Stitcherads emerges from beta to tackle Facebook commerce
What it does: Facebook marketing
Founders: Declan Kennedy, Conor Ryan, Peter Elgar
The most recent statistics say that two in three Irish adults have a Facebook account with over half using it every day. While publishers have long realised the social network's power in driving traffic and eyeballs, advertisers want a piece of it too. But how can a company make sure that its Facebook marketing strategy is having an impact? And how does it compare to 'traditional' online advertising strategies such as Google Adwords?
This is what Waterford-based Stitcherads, which employs 20 people in Waterford and London, has found a niche in. The company formerly known as Betapond has "pivoted" its business to focus on retail companies looking for effective advertising routes on social media.
"There are a few basic things in ad tech that have changed," said Declan Kennedy, co-founder and chief executive of Stitcherads. "One is identity-based targeting. With social media, you can target very effectively, meaning you can retarget each time. Mobile is particularly attractive to retailers, too, as the the percentage for UK mobile users of Facebook is so high now."

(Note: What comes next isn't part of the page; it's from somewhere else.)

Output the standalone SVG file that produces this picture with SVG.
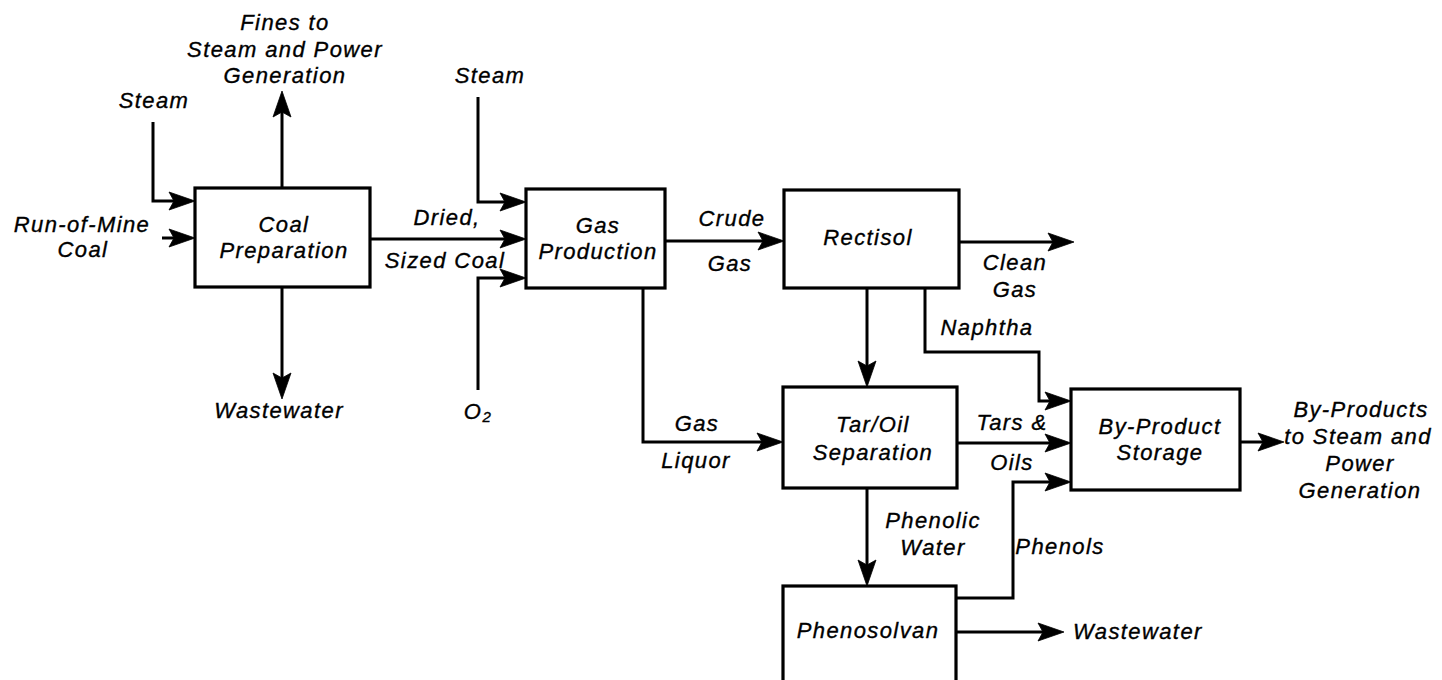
<svg xmlns="http://www.w3.org/2000/svg" width="1442" height="680" viewBox="0 0 1442 680">
<style>
.box{fill:#fff;stroke:#000;stroke-width:3.2}
.ln{fill:none;stroke:#000;stroke-width:3;stroke-linejoin:miter}
text{font-family:"Liberation Sans",Arial,sans-serif;font-style:italic;font-size:22px;letter-spacing:1.4px;fill:#000;stroke:#000;stroke-width:0.35;text-anchor:middle}
.st{text-anchor:start}
</style>
<defs>
<path id="ah" d="M-26,-9 L0,0 L-26,9 L-21,0 z" fill="#000" stroke="#000" stroke-width="0.8" stroke-linejoin="round"/>
</defs>
<rect width="1442" height="680" fill="#fff"/>
<g id="connectors">
<path class="ln" d="M153,122 V201 H188"/>
<use href="#ah" transform="translate(195,201)"/>
<path class="ln" d="M162,238 H188"/>
<use href="#ah" transform="translate(195,238)"/>
<path class="ln" d="M282,188 V98"/>
<use href="#ah" transform="translate(282,91) rotate(-90)"/>
<path class="ln" d="M282,287 V392"/>
<use href="#ah" transform="translate(282,399) rotate(90)"/>
<path class="ln" d="M370,239 H519"/>
<use href="#ah" transform="translate(526,239)"/>
<path class="ln" d="M478,97 V202 H519"/>
<use href="#ah" transform="translate(526,202)"/>
<path class="ln" d="M478,390 V278 H519"/>
<use href="#ah" transform="translate(526,278)"/>
<path class="ln" d="M665,241 H777"/>
<use href="#ah" transform="translate(784,241)"/>
<path class="ln" d="M959,242 H1067"/>
<use href="#ah" transform="translate(1074,242)"/>
<path class="ln" d="M867,288 V380"/>
<use href="#ah" transform="translate(867,387) rotate(90)"/>
<path class="ln" d="M925,288 V352 H1039 V401 H1064"/>
<use href="#ah" transform="translate(1071,401)"/>
<path class="ln" d="M643,288 V442 H776"/>
<use href="#ah" transform="translate(783,442)"/>
<path class="ln" d="M957,443 H1064"/>
<use href="#ah" transform="translate(1071,443)"/>
<path class="ln" d="M1240,442 H1277"/>
<use href="#ah" transform="translate(1284,442)"/>
<path class="ln" d="M867,488 V579"/>
<use href="#ah" transform="translate(867,586) rotate(90)"/>
<path class="ln" d="M956,598 H1013 V482 H1064"/>
<use href="#ah" transform="translate(1071,482)"/>
<path class="ln" d="M956,632 H1057"/>
<use href="#ah" transform="translate(1064,632)"/>
</g>
<g id="coal-preparation">
<rect class="box" x="195" y="188" width="175" height="99"/>
<text x="284" y="232">Coal</text>
<text x="284" y="258">Preparation</text>
</g>
<g id="gas-production">
<rect class="box" x="526" y="189" width="139" height="99"/>
<text x="598" y="233">Gas</text>
<text x="598" y="259">Production</text>
</g>
<g id="rectisol">
<rect class="box" x="784" y="190" width="175" height="98"/>
<text x="868" y="245">Rectisol</text>
</g>
<g id="tar-oil-separation">
<rect class="box" x="783" y="387" width="174" height="101"/>
<text x="873" y="432">Tar/Oil</text>
<text x="873" y="460">Separation</text>
</g>
<g id="by-product-storage">
<rect class="box" x="1071" y="389" width="169" height="101"/>
<text x="1160" y="434">By-Product</text>
<text x="1160" y="460">Storage</text>
</g>
<g id="phenosolvan">
<rect class="box" x="783" y="586" width="173" height="120"/>
<text x="868" y="638">Phenosolvan</text>
</g>
<g id="labels">
<text x="285" y="30">Fines to</text>
<text x="285" y="57">Steam and Power</text>
<text x="285" y="83">Generation</text>
<text x="154" y="108">Steam</text>
<text x="490" y="83">Steam</text>
<text x="82" y="232">Run-of-Mine</text>
<text x="83" y="257">Coal</text>
<text x="447" y="225">Dried,</text>
<text x="445" y="268">Sized Coal</text>
<text x="279" y="418">Wastewater</text>
<text x="478" y="419">O<tspan font-size="15" dy="3">2</tspan></text>
<text x="732" y="226">Crude</text>
<text x="730" y="271">Gas</text>
<text x="1015" y="270">Clean</text>
<text x="1015" y="297">Gas</text>
<text x="987" y="335">Naphtha</text>
<text x="697" y="431">Gas</text>
<text x="696" y="468">Liquor</text>
<text x="1012" y="430">Tars &amp;</text>
<text x="1012" y="470">Oils</text>
<text x="1361" y="417">By-Products</text>
<text x="1358" y="444">to Steam and</text>
<text x="1360" y="471">Power</text>
<text x="1360" y="498">Generation</text>
<text x="933" y="528">Phenolic</text>
<text x="933" y="555">Water</text>
<text x="1060" y="554">Phenols</text>
<text class="st" x="1073" y="639">Wastewater</text>
</g>
</svg>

While social media has "changed the game" for ordinary people's web use, Facebook has been particularly prevalent, he said.
Facebook is where the world has moved to, especially on mobile," said Kennedy. "For retailers trying to expand into new business or territories, it really is one of the most underused ways to reach them. We find that our customers would get the same return from Facebook as from [Google] search campaigns. Basically, we make Facebook act like Search in terms of a return on investment."

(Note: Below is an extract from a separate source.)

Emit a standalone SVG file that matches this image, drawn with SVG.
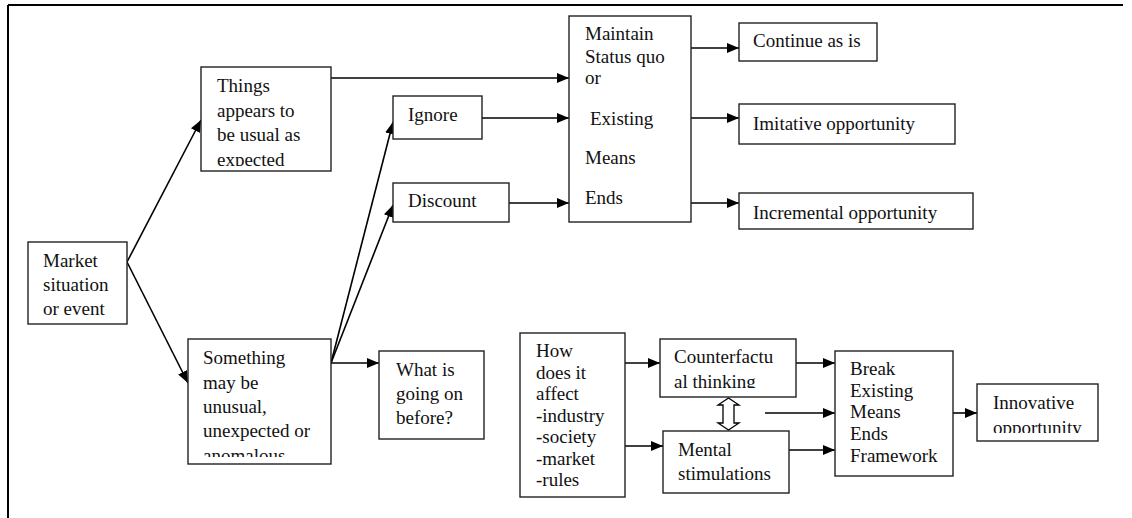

Stitcherads started life as Betapond, which was co-founded by Conor Ryan and Peter Elgar and quickly became a Facebook 'partner' for companies seeking to commercialise social media strategies. The company grew quickly, landing customers such as Intel, Unilever, Marks & Spencer and Paddy Power. Last year, it raised €2.2m in a funding round led by Ulster Bank's Diageo Venture Fund, adding to over €1m it had raised previously.